Exhibit 99.2

Signal of Cognitive Improvement with Bryostatin for

Advanced Alzheimer’s disease (AD) Patients in the Absence of Memantine

In a number of pre-clinical studies, we showed that activators of PKC epsilon, such as the marine macrocyclic lactone, bryostatin, restore cognitive loss in single, double, and quintuple transgenic AD mouse models, and increase synaptic numbers via synaptic growth factors such as BDNF, NGF, and IGF.^1,2 These PKC epsilon activators have also shown anti-apoptotic, anti-amyloid, anti-hyperphosphorylated tau, and cognitive enhancement efficacies. Specific enzymatic pathways in pre-clinical studies were demonstrated to mediate such effects.

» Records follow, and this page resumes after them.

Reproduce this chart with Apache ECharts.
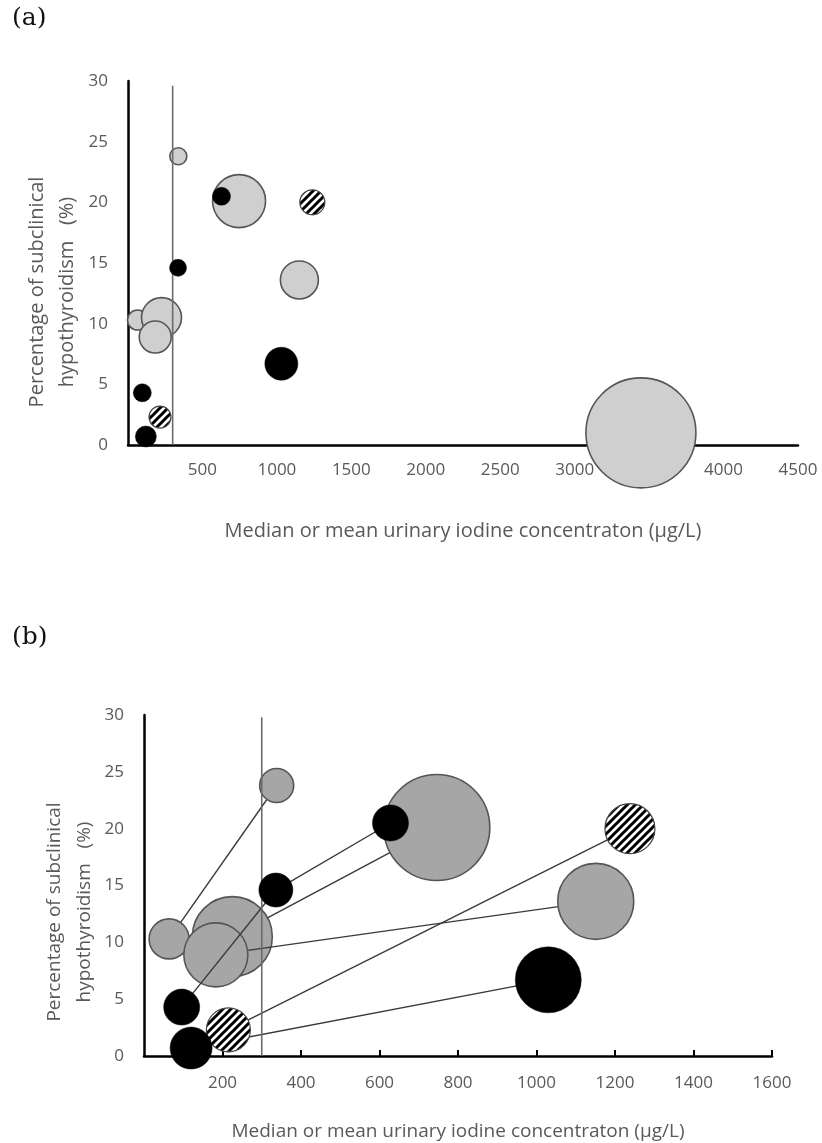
<!DOCTYPE html>
<html>
<head>
<meta charset="utf-8">
<script src="https://cdn.jsdelivr.net/npm/echarts@6/dist/echarts.min.js"></script>
<style>
html,body{margin:0;padding:0;background:#fff;}
#chart{width:822px;height:1143px;}
</style>
</head>
<body>
<div id="chart"></div>
<script>
// ---- data ----
// urinary iodine concentration (µg/L)
const uic = [64, 225, 183, 338, 336, 628, 96, 120, 215, 746, 1238, 1151, 1030, 3445];
// percentage of subclinical hypothyroidism (%)
const pctSCH = [10.3, 10.5, 8.9, 23.8, 14.6, 20.5, 4.3, 0.7, 2.3, 20.1, 20.0, 13.6, 6.7, 1.0];
// relative bubble magnitude
const bubble = [20, 40, 32, 17, 17, 18, 18, 21, 22, 53, 25, 38, 33, 110];
// group of each study: gray / black / hatched
const group = ['gray','gray','gray','gray','black','black','black','black','hatch','gray','hatch','gray','black','gray'];
// pairs of studies joined by a line in panel (b)
const links = [[0,3],[1,9],[4,5],[8,10],[7,12]];
const linkMid = [[2,11]];
const linkTop = [[6,4]];
const refUIC = 300;
const xTicksA = [0, 4500, 500];
const xTicksB = [0, 1600, 200];
const yTicks = [0, 30, 5];

// ---- styles ----
const FONT = 'Open Sans';
const LABEL = '#595959';
const GRAY_A = '#d0cfd0';
const GRAY_B = '#a6a6a6';
const EDGE = '#555555';

function hatchPattern() {
  const s = 8;
  const c = document.createElement('canvas');
  c.width = s; c.height = s;
  const g = c.getContext('2d');
  g.fillStyle = '#fff'; g.fillRect(0,0,s,s);
  g.strokeStyle = '#000'; g.lineWidth = 3;
  g.beginPath();
  g.moveTo(-s/2, s/2); g.lineTo(s/2, -s/2);
  g.moveTo(0, s); g.lineTo(s, 0);
  g.moveTo(s/2, s*1.5); g.lineTo(s*1.5, s/2);
  g.stroke();
  return c;
}
const hatch = {image: hatchPattern(), repeat: 'repeat'};

function pts(filterFn, maxX) {
  const out = [];
  uic.forEach((x, i) => {
    if (filterFn(i) && x <= maxX) out.push([x, pctSCH[i], bubble[i]]);
  });
  return out;
}
function linkData(arr) {
  return arr.map(p => ({coords: [[uic[p[0]], pctSCH[p[0]]], [uic[p[1]], pctSCH[p[1]]]]}));
}

function bubbleSeries(gi, data, scale, style, z) {
  return {
    type: 'scatter', xAxisIndex: gi, yAxisIndex: gi, z: z,
    data: data,
    symbol: 'circle',
    symbolSize: v => v[2] * 2 * scale,
    itemStyle: Object.assign({opacity: 1}, style),
    emphasis: {disabled: true},
    silent: true
  };
}
function hatchSeries(gi, data, scale, z) {
  return {
    type: 'custom', xAxisIndex: gi, yAxisIndex: gi, z: z, silent: true,
    data: data,
    renderItem: function (params, api) {
      const p = api.coord([api.value(0), api.value(1)]);
      const r = api.value(2) * scale;
      return {
        type: 'circle',
        shape: {cx: p[0], cy: p[1], r: r},
        style: {fill: hatch, stroke: '#444', lineWidth: 1.2}
      };
    }
  };
}
function refSeries(gi, top) {
  return {
    type: 'line', xAxisIndex: gi, yAxisIndex: gi, z: 5,
    data: [[refUIC, 0], [refUIC, top]],
    symbol: 'none', silent: true,
    lineStyle: {color: '#6b6b6b', width: 1.6}
  };
}
function linkSeries(arr, z) {
  return {
    type: 'lines', coordinateSystem: 'cartesian2d', xAxisIndex: 1, yAxisIndex: 1, z: z,
    data: linkData(arr), silent: true,
    lineStyle: {color: '#3a3a3a', width: 1.4, opacity: 1}
  };
}

const grayStyle = c => ({color: c, borderColor: EDGE, borderWidth: 1.6});
const blackStyle = {color: '#000', borderColor: '#000', borderWidth: 0.5};

function xAxis(gi, t, name, nameGap, nameSize, showTicks, margin) {
  return {
    type: 'value', gridIndex: gi, min: t[0], max: t[1], interval: t[2],
    axisLine: {show: true, onZero: false, lineStyle: {color: '#000', width: 2.5}},
    axisTick: {show: showTicks, inside: true, length: 6, lineStyle: {color: '#000', width: 2}},
    splitLine: {show: false},
    axisLabel: {color: LABEL, fontFamily: FONT, fontSize: 17, margin: margin, showMinLabel: false,
                formatter: v => String(v)},
    name: name, nameLocation: 'middle', nameGap: nameGap,
    nameTextStyle: {color: LABEL, fontFamily: FONT, fontSize: nameSize}
  };
}
function yAxis(gi) {
  return {
    type: 'value', gridIndex: gi, min: yTicks[0], max: yTicks[1], interval: yTicks[2],
    axisLine: {show: true, onZero: false, lineStyle: {color: '#000', width: 2.5}},
    axisTick: {show: false},
    splitLine: {show: false},
    axisLabel: {color: LABEL, fontFamily: FONT, fontSize: 17, margin: 20, formatter: v => String(v)}
  };
}

const yTitle = 'Percentage of subclinical\nhypothyroidism   (%)';

const option = {
  animation: false,
  backgroundColor: '#fff',
  grid: [
    {left: 128, top: 81, width: 670, height: 364},
    {left: 144, top: 715, width: 628, height: 341}
  ],
  xAxis: [
    xAxis(0, xTicksA, 'Median or mean urinary iodine concentraton (\u03bcg/L)', 76, 20, false, 17),
    xAxis(1, xTicksB, 'Median or mean urinary iodine concentraton (\u03bcg/L)', 66, 19, true, 19)
  ],
  yAxis: [yAxis(0), yAxis(1)],
  graphic: [
    {type: 'text', left: 12, top: 6, style: {text: '(a)', font: '25px "DejaVu Serif"', fill: '#111'}},
    {type: 'text', left: 12, top: 625, style: {text: '(b)', font: '25px "DejaVu Serif"', fill: '#111'}},
    {type: 'text', x: 52, y: 292, rotation: Math.PI/2,
     style: {text: yTitle, font: '20px "Open Sans"', fill: LABEL, align: 'center', verticalAlign: 'middle', lineHeight: 30}},
    {type: 'text', x: 70, y: 912, rotation: Math.PI/2,
     style: {text: yTitle, font: '19px "Open Sans"', fill: LABEL, align: 'center', verticalAlign: 'middle', lineHeight: 30}}
  ],
  series: [
    // panel (a)
    bubbleSeries(0, pts(i => group[i] === 'gray', 4500), 0.5, grayStyle(GRAY_A), 2),
    refSeries(0, 29.6),
    hatchSeries(0, pts(i => group[i] === 'hatch', 4500), 0.5, 6),
    bubbleSeries(0, pts(i => group[i] === 'black', 4500), 0.5, blackStyle, 7),
    // panel (b)
    linkSeries(links, 1),
    bubbleSeries(1, pts(i => i === 1, 1600), 1, grayStyle(GRAY_B), 2),
    linkSeries(linkMid, 3),
    bubbleSeries(1, pts(i => group[i] === 'gray' && i !== 1, 1600), 1, grayStyle(GRAY_B), 4),
    refSeries(1, 29.8),
    linkSeries(linkTop, 5),
    hatchSeries(1, pts(i => group[i] === 'hatch', 1600), 1, 6),
    bubbleSeries(1, pts(i => group[i] === 'black', 1600), 1, blackStyle, 7)
  ]
};

const chart = echarts.init(document.getElementById('chart'), null, {renderer: 'canvas'});
chart.setOption(option);
</script>
</body>
</html>
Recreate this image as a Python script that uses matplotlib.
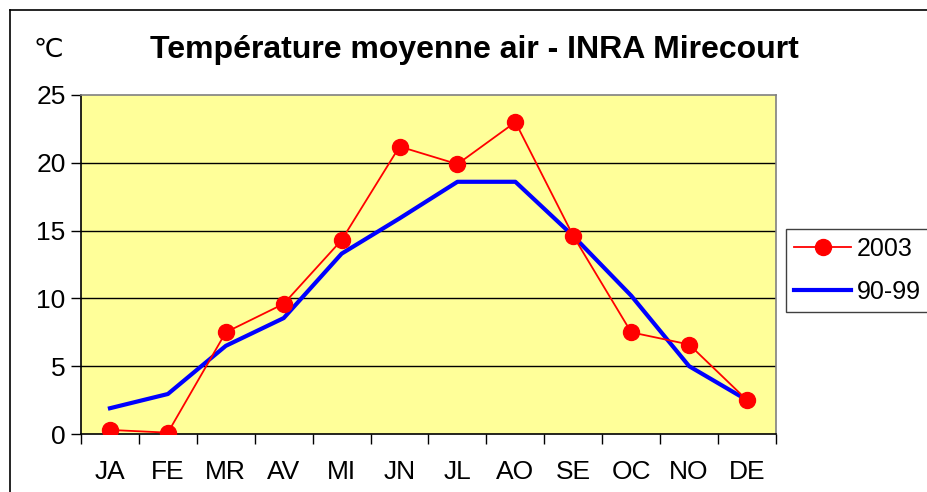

A Phase I pharmacokinetic study with Alzheimer’s patients demonstrated a peak activation of PKC within one hour of infusion onset, closely associated with a measured rise to peak of bryostatin blood levels.^3,5

In an initial Phase II randomized, double-blind study of moderate to severe AD patients (NTRP101-202), a subset of 16 study patients treated with 20μg bryostatin (7 doses of bryostatin administered over 12 weeks, followed by a follow-up exam 30 days after the final dose) who did not receive concurrent memantine treatment showed no safety issues and a significantly better improvement in the Severe Impairment Battery (SIB) score from baseline. In contrast, the placebo patients without memantine showed further decline in cognitive function over time. Results of this pre-specified exploratory analysis showed significant improvement in the mean SIB change from baseline in the 20μg versus the placebo treatment arm (difference (95% CI) = 5.6 (0.4, 10.9) points; p = 0.035) at week 13, the primary endpoint.

In a recent follow-up Phase II study (NTRP101-203), although there was a chance baseline imbalance of 4.8 SIB points, a signal of benefit could be observed for the moderately severe subject stratum (2/3 of N=97 patients). To adjust for this baseline Imbalance, we conducted a post-hoc analysis using paired data for individual patients, with each patient as his/her own control. For the moderately severe patient stratum (i.e., MMSE-2 baseline scores 10-15), the baseline value and the week 13 value were used, resulting in pairs of observations for each patient. The changes from baseline for each patient were calculated and a paired t-test was used to compare the mean change from baseline to week 13 for each patient. A total of 65 patients had both baseline and week 13 values, from which there were 32 patients in the bryostatin treatment group and 33 patients in the placebo group.  There was a statistically significant improvement over baseline (4.8 points) in the mean SIB at week 13 for subjects in the bryostatin treatment group, paired t-test p < 0.0076, 2-tailed. In the placebo group (33 subjects), there was a smaller, but statistically significant increase from baseline in the mean SIB at week 13 for, paired t-test p < 0.0144, consistent with the placebo effect seen in the overall 203 study. Although there was a clear signal of bryostatin benefit for the moderately severe stratum, the difference between the bryostatin and placebo treatment groups was not statistically significant (p=0.2727). For the severe stratum (MMSE-2 baseline scores 4 – 9) patients, there was no statistically significant change from baseline for either the treatment or the placebo group.

As a test of the robustness of this moderately severe stratum benefit signal, a trend analysis (measuring increase of SIB improvement as a function of successive drug doses) was performed on the repeated SIB measures over time (Weeks 0, 5, 9, and 13). These trend analyses showed a significant positive slope of improvement for the #203 moderately severe treatment group (p < .01, 2-tailed) as was similarly observed for the non-memantine treatment group in study NTRP101-202.